Not everyone is amused. A nearby bakery owner on Müllerstraße, who asked to be identified only as “Cem,” said he has watched customers leave Arslan’s kiosk with “the same face they had after divorce court, but with chips.”
“It’s a kiosk, not Waiting for Godot,” Cem said. “People come in thirsty. They don’t want a deep dive. They want something hard to swallow that isn’t their own biography.”
Arslan insists participation is voluntary and points to a small jar labeled “EXIT: PAY IN SILENCE,” which, according to customers, requires you to stand at the counter for 30 seconds maintaining eye contact “like a reasonable adult who’s done nothing wrong.” Witnesses described stiff resistance.
By Wednesday morning, Arslan claimed 116 StoryCards had been issued and 37 completed stories had been archived in a black notebook behind the register.
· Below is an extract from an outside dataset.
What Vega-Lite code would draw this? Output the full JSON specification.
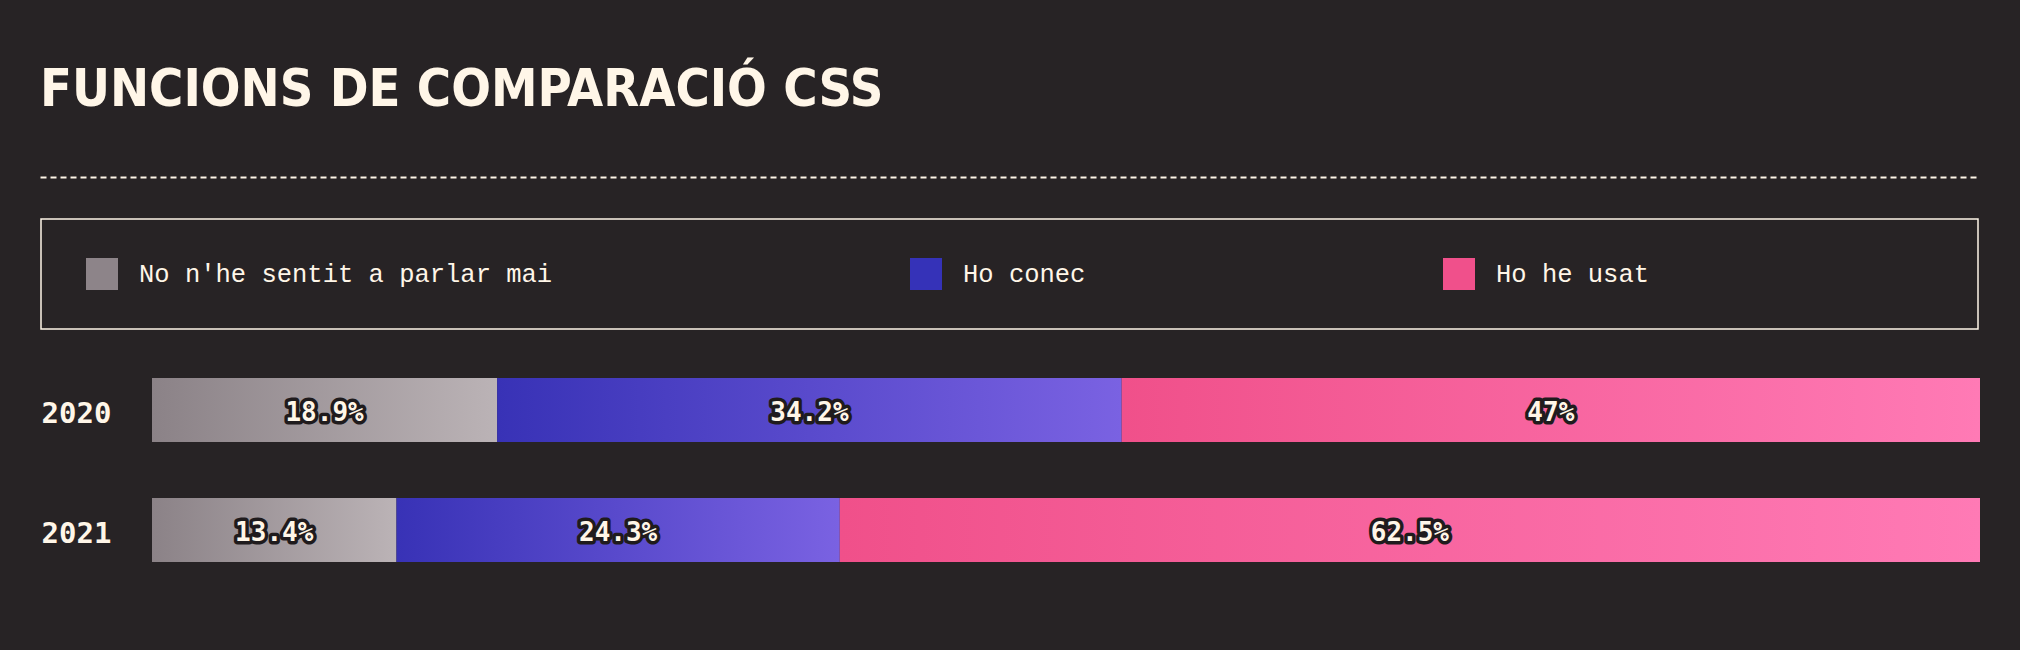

He said the notebook is not for publication “unless someone deserves it.”
A spokesperson for the Bezirksamt Mitte said they had received “several inquiries” about whether stories constitute a taxable instrument, but confirmed that no formal guidance exists on narrative-based transactions. “We advise residents to keep receipts,” the spokesperson said, pausing, “in whatever form they occur.”
At 9:11 p.m. Tuesday, Arslan refused a customer’s attempt to pay with what sounded like a motivational speech. He gestured to the timer.
“Plot,” he said, setting it. “Then you get your beer.”